* Task details
Restate the material word for word and leave out anything that is a picture.

* Source material
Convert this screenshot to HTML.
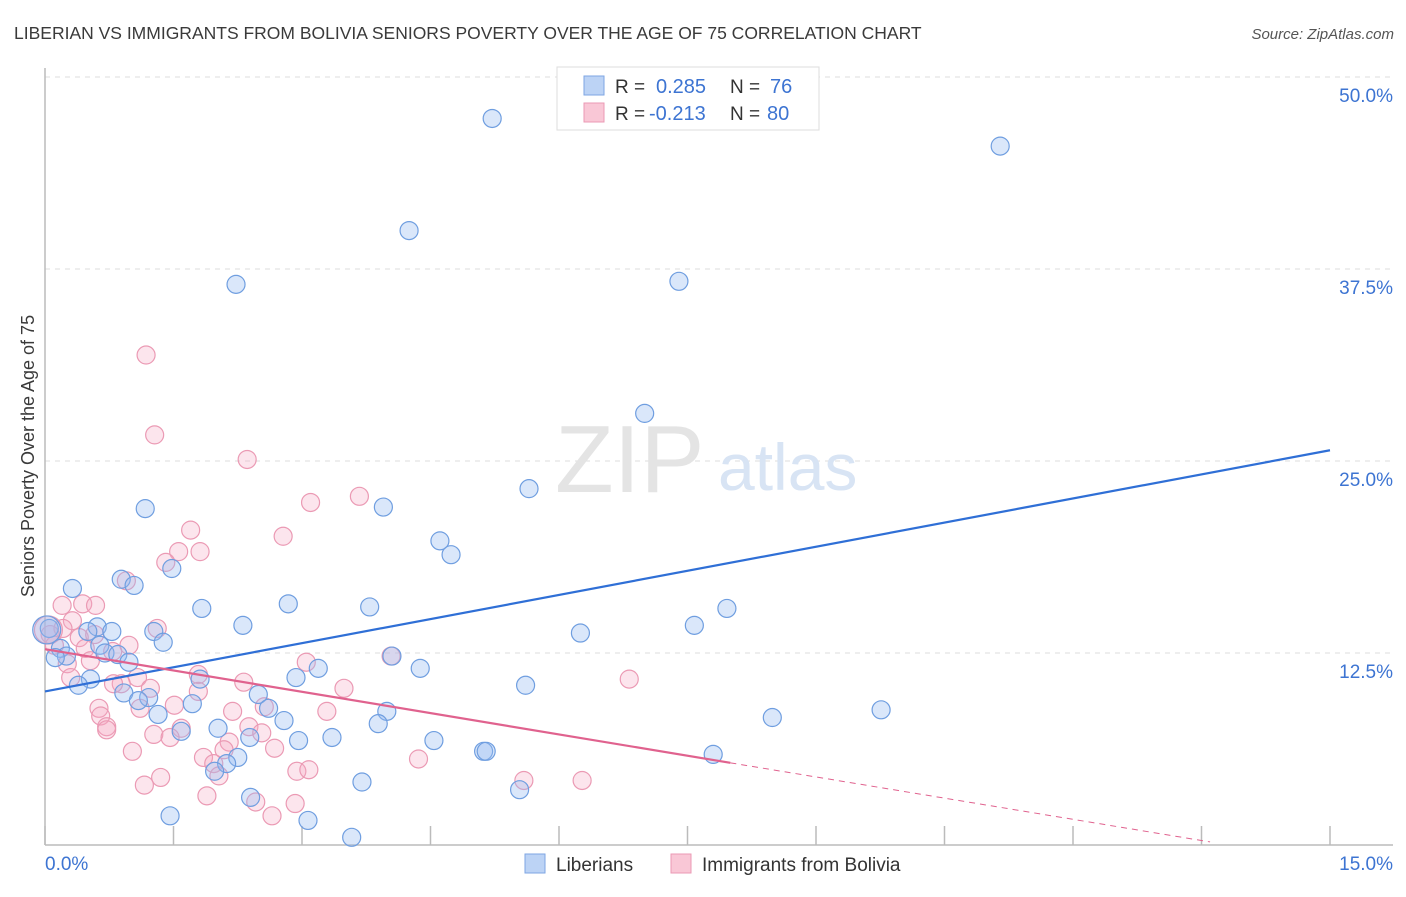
<!DOCTYPE html>
<html><head><meta charset="utf-8"><style>
body{margin:0;background:#fff;font-family:"Liberation Sans",sans-serif;}
svg text{font-family:"Liberation Sans",sans-serif;}
</style></head><body>
<svg id="chart" width="1406" height="892" xmlns="http://www.w3.org/2000/svg">
<text x="14" y="39" font-size="17.5" fill="#3a3a3a">LIBERIAN VS IMMIGRANTS FROM BOLIVIA SENIORS POVERTY OVER THE AGE OF 75 CORRELATION CHART</text>
<text x="1394" y="39" font-size="15" fill="#555" text-anchor="end" font-style="italic">Source: ZipAtlas.com</text>
<g id="grid"></g>
<text x="555" y="492" font-size="96" fill="#e4e4e4" font-family="Liberation Serif">ZIP</text>
<text x="718" y="490" font-size="66" fill="#d8e4f4">atlas</text>
<text transform="translate(34,456) rotate(-90)" font-size="18" fill="#3a3a3a" text-anchor="middle">Seniors Poverty Over the Age of 75</text>
<g id="marks"></g>
<g>
<rect x="557" y="67" width="262" height="63" fill="#fff" stroke="#ddd"/>
<rect x="584" y="76" width="20" height="19" fill="#bcd3f5" stroke="#7ea6e3"/>
<rect x="584" y="103" width="20" height="19" fill="#f9c7d6" stroke="#eb9ab4"/>
<text x="615" y="93" font-size="19" fill="#333">R = </text><text x="656" y="93" font-size="20" fill="#3d74d2">0.285</text>
<text x="730" y="93" font-size="19" fill="#333">N = </text><text x="770" y="93" font-size="20" fill="#3d74d2">76</text>
<text x="615" y="120" font-size="19" fill="#333">R = </text><text x="649" y="120" font-size="20" fill="#3d74d2">-0.213</text>
<text x="730" y="120" font-size="19" fill="#333">N = </text><text x="767" y="120" font-size="20" fill="#3d74d2">80</text>
</g>
<g>
<rect x="525" y="854" width="20" height="19" fill="#bcd3f5" stroke="#7ea6e3"/>
<text x="556" y="871" font-size="19" fill="#333">Liberians</text>
<rect x="671" y="854" width="20" height="19" fill="#f9c7d6" stroke="#eb9ab4"/>
<text x="702" y="871" font-size="19" fill="#333">Immigrants from Bolivia</text>
</g>
</svg>
<script>
const xTicks=[0,1.5,3,4.5,6,7.5,9,10.5,12,13.5,15];
const yTicks=[12.5,25,37.5,50];
const yTickLabels=["12.5%","25.0%","37.5%","50.0%"];
const blueX=[5.22,11.15,4.25,2.23,7.40,7.00,5.65,1.17,3.95,4.61,4.74,1.48,0.32,0.89,1.04,1.83,2.84,3.79,7.96,2.31,6.25,7.58,1.27,1.38,0.61,0.78,0.50,0.05,0.64,0.70,0.18,0.25,0.12,0.85,0.98,4.05,4.38,3.19,2.93,1.81,0.53,0.39,0.92,5.61,2.49,1.21,1.09,1.72,2.61,9.76,1.32,3.99,8.49,2.79,3.89,2.02,1.59,3.35,2.39,2.96,4.54,5.12,5.15,7.80,2.25,2.12,1.98,3.70,2.40,5.54,1.46,3.07,3.58,0.02];
const blueY=[47.3,45.5,40.0,36.5,36.7,28.1,23.2,21.9,22.0,19.8,18.9,18.0,16.7,17.3,16.9,15.4,15.7,15.5,15.4,14.3,13.8,14.3,13.9,13.2,14.2,13.9,13.9,14.1,13.0,12.5,12.8,12.3,12.2,12.4,11.9,12.3,11.5,11.5,10.9,10.8,10.8,10.4,9.9,10.4,9.8,9.6,9.4,9.2,8.9,8.8,8.5,8.7,8.3,8.1,7.9,7.6,7.4,7.0,7.0,6.8,6.8,6.1,6.1,5.9,5.7,5.3,4.8,4.1,3.1,3.6,1.9,1.6,0.5,14.0];
const pinkX=[1.18,1.28,2.36,3.67,3.10,1.70,2.78,1.56,1.81,1.41,0.95,0.20,0.44,0.59,0.32,0.21,1.31,0.06,0.40,0.58,0.98,0.79,0.47,0.11,3.05,4.04,0.53,0.26,1.79,1.08,2.32,6.82,0.30,0.89,1.23,3.49,0.80,1.79,2.56,1.51,1.11,3.29,2.19,0.63,0.65,2.38,1.59,0.72,0.72,1.27,2.53,1.46,2.15,2.09,2.68,1.02,1.85,4.36,1.97,2.94,3.08,2.03,1.35,5.59,6.27,1.16,1.89,2.46,2.92,2.65,0.04];
const pinkY=[31.9,26.7,25.1,22.7,22.3,20.5,20.1,19.1,19.1,18.4,17.2,15.6,15.7,15.6,14.6,14.1,14.1,13.7,13.5,13.7,13.0,12.6,12.8,13.0,11.9,12.3,12.0,11.8,11.1,10.9,10.6,10.8,10.9,10.5,10.2,10.2,10.5,10.0,9.0,9.1,8.9,8.7,8.7,8.9,8.4,7.7,7.6,7.7,7.5,7.2,7.3,7.0,6.7,6.2,6.3,6.1,5.7,5.6,5.3,4.8,4.9,4.5,4.4,4.2,4.2,3.9,3.2,2.8,2.7,1.9,14.0];
const blueTrend=[10.0,25.7];
const pinkTrend=[12.75,5.35,0.2];
const pinkTrendX=[0,8.0,13.6];
const NS="http://www.w3.org/2000/svg";
const sx=v=>45+v*(1285/15), sy=v=>845-v*15.36;
const svg=document.getElementById('chart'), grid=document.getElementById('grid'), marks=document.getElementById('marks');
function mk(t,a,p){const e=document.createElementNS(NS,t);for(const k in a)e.setAttribute(k,a[k]);(p||svg).appendChild(e);return e;}
yTicks.forEach((v,i)=>{
 const l=mk('line',{x1:45,x2:1393,y1:sy(v),y2:sy(v),stroke:'#ddd','stroke-dasharray':'5,5'},grid);
 
 
 const t=mk('text',{x:1393,y:sy(v)+25,'font-size':19,fill:'#3d74d2','text-anchor':'end'},grid);
 t.textContent=yTickLabels[i];
 
 
});
const ax=mk('line',{x1:45,x2:1393,y1:845,y2:845,stroke:'#bbb','stroke-width':1.5},grid);


const ay=mk('line',{x1:45,x2:45,y1:68,y2:845,stroke:'#bbb','stroke-width':1.5},grid);


xTicks.forEach(v=>{const l=mk('line',{x1:sx(v),x2:sx(v),y1:826,y2:845,stroke:'#bbb','stroke-width':1.5},grid);
 
 });
const x0=mk('text',{x:45,y:870,'font-size':19,fill:'#3d74d2'},grid);x0.textContent='0.0%';


const x1=mk('text',{x:1393,y:870,'font-size':19,fill:'#3d74d2','text-anchor':'end'},grid);x1.textContent='15.0%';


function dots(X,Y,fill,stroke,name){X.forEach((x,i)=>{const big=i===X.length-1;
 const c=mk('circle',{cx:sx(x),cy:sy(Y[i]),r:big?14:9,fill:fill,stroke:stroke,'stroke-width':1.2},marks);
 
 });}
dots(pinkX,pinkY,'rgba(245,170,195,0.3)','#eb9ab4','bolivia-point');
dots(blueX,blueY,'rgba(150,185,240,0.35)','#6f9ee0','liberian-point');
const bl=mk('line',{x1:sx(0),y1:sy(blueTrend[0]),x2:sx(15),y2:sy(blueTrend[1]),stroke:'#2f6fd6','stroke-width':2.2},marks);


const pl=mk('line',{x1:sx(pinkTrendX[0]),y1:sy(pinkTrend[0]),x2:sx(pinkTrendX[1]),y2:sy(pinkTrend[1]),stroke:'#e0628e','stroke-width':2.2},marks);


const pd=mk('line',{x1:sx(pinkTrendX[1]),y1:sy(pinkTrend[1]),x2:sx(pinkTrendX[2]),y2:sy(pinkTrend[2]),stroke:'#e0628e','stroke-width':1,'stroke-dasharray':'6,5'},marks);


</script>
</body></html>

* Final answer
Convert this screenshot to HTML.
<!DOCTYPE html>
<html><head><meta charset="utf-8"><style>
body{margin:0;background:#fff;font-family:"Liberation Sans",sans-serif;}
svg text{font-family:"Liberation Sans",sans-serif;}
</style></head><body>
<svg id="chart" width="1406" height="892" xmlns="http://www.w3.org/2000/svg">
<text x="14" y="39" font-size="17.5" fill="#3a3a3a">LIBERIAN VS IMMIGRANTS FROM BOLIVIA SENIORS POVERTY OVER THE AGE OF 75 CORRELATION CHART</text>
<text x="1394" y="39" font-size="15" fill="#555" text-anchor="end" font-style="italic">Source: ZipAtlas.com</text>
<g id="grid"></g>
<text x="555" y="492" font-size="96" fill="#e4e4e4" font-family="Liberation Serif">ZIP</text>
<text x="718" y="490" font-size="66" fill="#d8e4f4">atlas</text>
<text transform="translate(34,456) rotate(-90)" font-size="18" fill="#3a3a3a" text-anchor="middle">Seniors Poverty Over the Age of 75</text>
<g id="marks"></g>
<g>
<rect x="557" y="67" width="262" height="63" fill="#fff" stroke="#ddd"/>
<rect x="584" y="76" width="20" height="19" fill="#bcd3f5" stroke="#7ea6e3"/>
<rect x="584" y="103" width="20" height="19" fill="#f9c7d6" stroke="#eb9ab4"/>
<text x="615" y="93" font-size="19" fill="#333">R = </text><text x="656" y="93" font-size="20" fill="#3d74d2">0.285</text>
<text x="730" y="93" font-size="19" fill="#333">N = </text><text x="770" y="93" font-size="20" fill="#3d74d2">76</text>
<text x="615" y="120" font-size="19" fill="#333">R = </text><text x="649" y="120" font-size="20" fill="#3d74d2">-0.213</text>
<text x="730" y="120" font-size="19" fill="#333">N = </text><text x="767" y="120" font-size="20" fill="#3d74d2">80</text>
</g>
<g>
<rect x="525" y="854" width="20" height="19" fill="#bcd3f5" stroke="#7ea6e3"/>
<text x="556" y="871" font-size="19" fill="#333">Liberians</text>
<rect x="671" y="854" width="20" height="19" fill="#f9c7d6" stroke="#eb9ab4"/>
<text x="702" y="871" font-size="19" fill="#333">Immigrants from Bolivia</text>
</g>
</svg>
<script>
const xTicks=[0,1.5,3,4.5,6,7.5,9,10.5,12,13.5,15];
const yTicks=[12.5,25,37.5,50];
const yTickLabels=["12.5%","25.0%","37.5%","50.0%"];
const blueX=[5.22,11.15,4.25,2.23,7.40,7.00,5.65,1.17,3.95,4.61,4.74,1.48,0.32,0.89,1.04,1.83,2.84,3.79,7.96,2.31,6.25,7.58,1.27,1.38,0.61,0.78,0.50,0.05,0.64,0.70,0.18,0.25,0.12,0.85,0.98,4.05,4.38,3.19,2.93,1.81,0.53,0.39,0.92,5.61,2.49,1.21,1.09,1.72,2.61,9.76,1.32,3.99,8.49,2.79,3.89,2.02,1.59,3.35,2.39,2.96,4.54,5.12,5.15,7.80,2.25,2.12,1.98,3.70,2.40,5.54,1.46,3.07,3.58,0.02];
const blueY=[47.3,45.5,40.0,36.5,36.7,28.1,23.2,21.9,22.0,19.8,18.9,18.0,16.7,17.3,16.9,15.4,15.7,15.5,15.4,14.3,13.8,14.3,13.9,13.2,14.2,13.9,13.9,14.1,13.0,12.5,12.8,12.3,12.2,12.4,11.9,12.3,11.5,11.5,10.9,10.8,10.8,10.4,9.9,10.4,9.8,9.6,9.4,9.2,8.9,8.8,8.5,8.7,8.3,8.1,7.9,7.6,7.4,7.0,7.0,6.8,6.8,6.1,6.1,5.9,5.7,5.3,4.8,4.1,3.1,3.6,1.9,1.6,0.5,14.0];
const pinkX=[1.18,1.28,2.36,3.67,3.10,1.70,2.78,1.56,1.81,1.41,0.95,0.20,0.44,0.59,0.32,0.21,1.31,0.06,0.40,0.58,0.98,0.79,0.47,0.11,3.05,4.04,0.53,0.26,1.79,1.08,2.32,6.82,0.30,0.89,1.23,3.49,0.80,1.79,2.56,1.51,1.11,3.29,2.19,0.63,0.65,2.38,1.59,0.72,0.72,1.27,2.53,1.46,2.15,2.09,2.68,1.02,1.85,4.36,1.97,2.94,3.08,2.03,1.35,5.59,6.27,1.16,1.89,2.46,2.92,2.65,0.04];
const pinkY=[31.9,26.7,25.1,22.7,22.3,20.5,20.1,19.1,19.1,18.4,17.2,15.6,15.7,15.6,14.6,14.1,14.1,13.7,13.5,13.7,13.0,12.6,12.8,13.0,11.9,12.3,12.0,11.8,11.1,10.9,10.6,10.8,10.9,10.5,10.2,10.2,10.5,10.0,9.0,9.1,8.9,8.7,8.7,8.9,8.4,7.7,7.6,7.7,7.5,7.2,7.3,7.0,6.7,6.2,6.3,6.1,5.7,5.6,5.3,4.8,4.9,4.5,4.4,4.2,4.2,3.9,3.2,2.8,2.7,1.9,14.0];
const blueTrend=[10.0,25.7];
const pinkTrend=[12.75,5.35,0.2];
const pinkTrendX=[0,8.0,13.6];
const NS="http://www.w3.org/2000/svg";
const sx=v=>45+v*(1285/15), sy=v=>845-v*15.36;
const svg=document.getElementById('chart'), grid=document.getElementById('grid'), marks=document.getElementById('marks');
function mk(t,a,p){const e=document.createElementNS(NS,t);for(const k in a)e.setAttribute(k,a[k]);(p||svg).appendChild(e);return e;}
yTicks.forEach((v,i)=>{
 const l=mk('line',{x1:45,x2:1393,y1:sy(v),y2:sy(v),stroke:'#ddd','stroke-dasharray':'5,5'},grid);
 
 
 const t=mk('text',{x:1393,y:sy(v)+25,'font-size':19,fill:'#3d74d2','text-anchor':'end'},grid);
 t.textContent=yTickLabels[i];
 
 
});
const ax=mk('line',{x1:45,x2:1393,y1:845,y2:845,stroke:'#bbb','stroke-width':1.5},grid);


const ay=mk('line',{x1:45,x2:45,y1:68,y2:845,stroke:'#bbb','stroke-width':1.5},grid);


xTicks.forEach(v=>{const l=mk('line',{x1:sx(v),x2:sx(v),y1:826,y2:845,stroke:'#bbb','stroke-width':1.5},grid);
 
 });
const x0=mk('text',{x:45,y:870,'font-size':19,fill:'#3d74d2'},grid);x0.textContent='0.0%';


const x1=mk('text',{x:1393,y:870,'font-size':19,fill:'#3d74d2','text-anchor':'end'},grid);x1.textContent='15.0%';


function dots(X,Y,fill,stroke,name){X.forEach((x,i)=>{const big=i===X.length-1;
 const c=mk('circle',{cx:sx(x),cy:sy(Y[i]),r:big?14:9,fill:fill,stroke:stroke,'stroke-width':1.2},marks);
 
 });}
dots(pinkX,pinkY,'rgba(245,170,195,0.3)','#eb9ab4','bolivia-point');
dots(blueX,blueY,'rgba(150,185,240,0.35)','#6f9ee0','liberian-point');
const bl=mk('line',{x1:sx(0),y1:sy(blueTrend[0]),x2:sx(15),y2:sy(blueTrend[1]),stroke:'#2f6fd6','stroke-width':2.2},marks);


const pl=mk('line',{x1:sx(pinkTrendX[0]),y1:sy(pinkTrend[0]),x2:sx(pinkTrendX[1]),y2:sy(pinkTrend[1]),stroke:'#e0628e','stroke-width':2.2},marks);


const pd=mk('line',{x1:sx(pinkTrendX[1]),y1:sy(pinkTrend[1]),x2:sx(pinkTrendX[2]),y2:sy(pinkTrend[2]),stroke:'#e0628e','stroke-width':1,'stroke-dasharray':'6,5'},marks);


</script>
</body></html>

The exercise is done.